13 de setembro de 2008

A presença militar em terras indígenas

O ministro brasileiro da Defesa, Nelson Jobim, durante visita às instalações de fronteira do Exército na comunidade de Maturacá no município de São Gabriel da Cachoeira. Foto: Antonio Cruz/ABr

A Declaração Universal dos Direitos dos Povos Indígenas da ONU recomenda a desmilitarização de terras indígenas. Foi aprovada na Assembléia Geral da ONU em setembro de 2007, com voto favorável do Brasil. O documento diz que "não se desenvolverão atividades militares nas terras ou territórios dos povos indígenas, a menos que essas atividades sejam justificadas por um interesse público pertinente ou livremente decididas com os povos indígenas interessados, ou por estes solicitadas".

Apesar da orientação da ONU, o Comando do Exército elaborou projeto de instalação de novos postos do Exército em áreas indígenas, no Plano Estratégico de Defesa, a ser divulgado agora em setembro.

O decreto presidencial assinado pelo Presidente Lula em julho desobriga a necessidade de submeter ao Conselho de Defesa Nacional pedidos de criação de novas unidades militares em reservas. O Exército afirma que, além de ter relação harmoniosa com comunidades indígenas, "é impositivo à Força Terrestre a necessária liberdade de ação em qualquer parte do território". A respeito, é muito ilustrativo o depoimento da antropóloga Roberta Mélega no site Brasil Oeste:

"(...) Uma situação recorrente nas aldeias Yanomami ilustra bem o choque cultural que ocorre entre eles e os militares. Praticamente todos os dias, do final da manhã até escurecer, os homens mais prestigiados da aldeia se reúnem para cheirar o paricá, uma substância fortemente alucinógena. Sob efeito do paricá, alguns homens realizam curas, outros têm visões, alguns inventam canções e renovam os mitos.
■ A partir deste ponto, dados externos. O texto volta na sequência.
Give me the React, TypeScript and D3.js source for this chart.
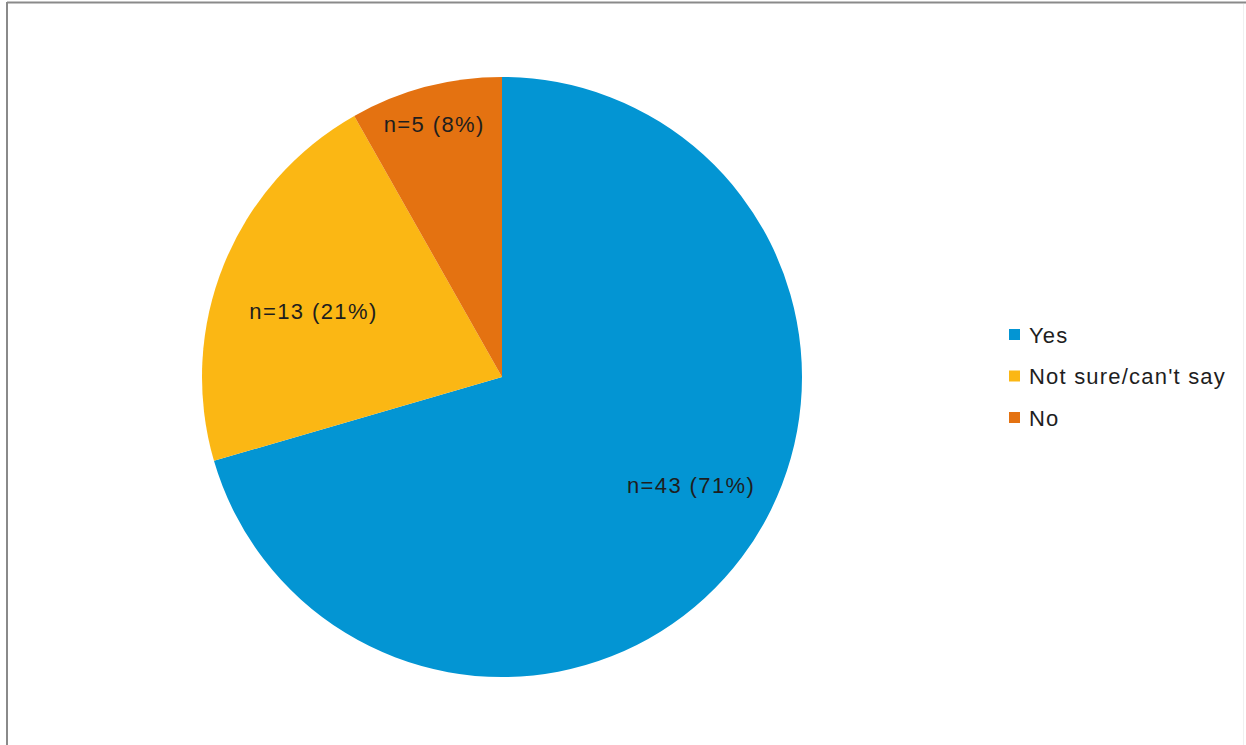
import React from "react";
import * as d3 from "d3";

const categories = ["Yes", "Not sure/can't say", "No"];
const counts = [43, 13, 5];
const percents = [71, 21, 8];
const colors = ["#0395D3", "#FBB714", "#E47211"];

// label placement: [radius fraction, angle offset in degrees] (layout only)
const labelPlacement: [number, number][] = [
  [0.727, -7],
  [0.665, -3],
  [0.87, -0.3],
];

const W = 1246;
const H = 745;
const cx = 502;
const cy = 377;
const R = 300;

export default function App() {
  const pie = d3.pie<number>().sort(null).value((d) => d);
  const arcs = pie(counts);
  const arcGen = d3.arc<d3.PieArcDatum<number>>().innerRadius(0).outerRadius(R);

  const fontFamily = "Arial, 'Liberation Sans', sans-serif";

  return (
    <div style={{ position: "absolute", left: 0, top: 0 }}>
      <svg width={W} height={H} style={{ display: "block", background: "#fff" }}>
        <rect x={0} y={0} width={W} height={H} fill="#fff" />
        {/* frame */}
        <line x1={7} y1={2.5} x2={W} y2={2.5} stroke="#8a8a8a" strokeWidth={2} />
        <line x1={7} y1={2} x2={7} y2={H} stroke="#8a8a8a" strokeWidth={2} />
        <line x1={W - 2.5} y1={4} x2={W - 2.5} y2={H} stroke="#f0f0f0" strokeWidth={1} />
        <g transform={`translate(${cx},${cy})`}>
          {arcs.map((a, i) => (
            <path key={i} d={arcGen(a) || ""} fill={colors[i]} />
          ))}
          {arcs.map((a, i) => {
            const [rf, off] = labelPlacement[i];
            const mid = (a.startAngle + a.endAngle) / 2 + (off * Math.PI) / 180;
            const r = rf * R;
            const x = r * Math.sin(mid);
            const y = -r * Math.cos(mid);
            return (
              <text
                key={"l" + i}
                x={x}
                y={y}
                textAnchor="middle"
                dominantBaseline="central"
                fontFamily={fontFamily}
                fontSize={22}
                letterSpacing={1.4}
                fill="#1e1e1e"
              >
                {`n=${counts[i]} (${percents[i]}%)`}
              </text>
            );
          })}
        </g>
        <g transform="translate(1009,335)">
          {categories.map((c, i) => (
            <g key={c} transform={`translate(0,${i * 41.5})`}>
              <rect x={0} y={-6} width={11} height={11} fill={colors[i]} />
              <text
                x={20}
                y={0}
                dominantBaseline="central"
                fontFamily={fontFamily}
                fontSize={22}
                letterSpacing={1.2}
                fill="#1e1e1e"
              >
                {c}
              </text>
            </g>
          ))}
        </g>
      </svg>
    </div>
  );
}
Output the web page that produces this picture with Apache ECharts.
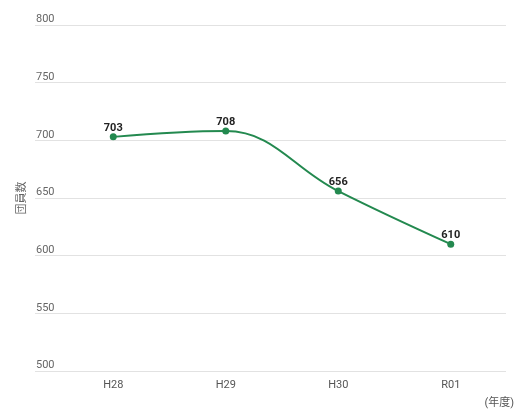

Quando entra em transe, o Yanomami vai dançar e cantar no meio da aldeia, que se torna então um espaço ritualmente sagrado para a tribo. Atravessar esse espaço durante o ritual é um tabu, como eu mesma verifiquei: na primeira vez que cheguei na aldeia de Maturacá, perguntei pelo chefe, e me apontaram a sua casa, que era do lado oposto de onde eu estava, e fui atravessando a aldeia, quando vi uma mulher gesticulando. Cheguei mais perto, e ela me falou em voz baixa: “não atravesse, vá pelas laterais, pois eles estão cheirando paricá!”. Imediatamente fui para uma das laterais e contornei a aldeia até chegar a casa do chefe.

Certo dia, quando estava na aldeia de Ariabu, os chefes me pediram para avisar os militares que eles não poderiam entrar de trator para buscar coco no meio da tarde, pois estaria ocorrendo o ritual do paricá. Fui ao pelotão, avisei um oficial, e ele me disse que não havia problema, que dava para ir “pela ponta” da aldeia. Voltei para a aldeia, e algum tempo depois, quando um Yanomami estava em transe no pátio da aldeia, apareceu o mesmo militar dirigindo o trator, tentando passar pelo centro da aldeia. Os índios que estavam participando do ritual se juntaram e impediram o trator de atravessar o centro. O coco seria usado para a comitiva de generais que chegaria no dia seguinte.

Apesar de ter presenciado todo o episódio, não consigo definir se os militares agiram daquela forma por ignorância do significado do ritual para os Yanomami ou por desrespeito intencional às crenças indígenas (...)".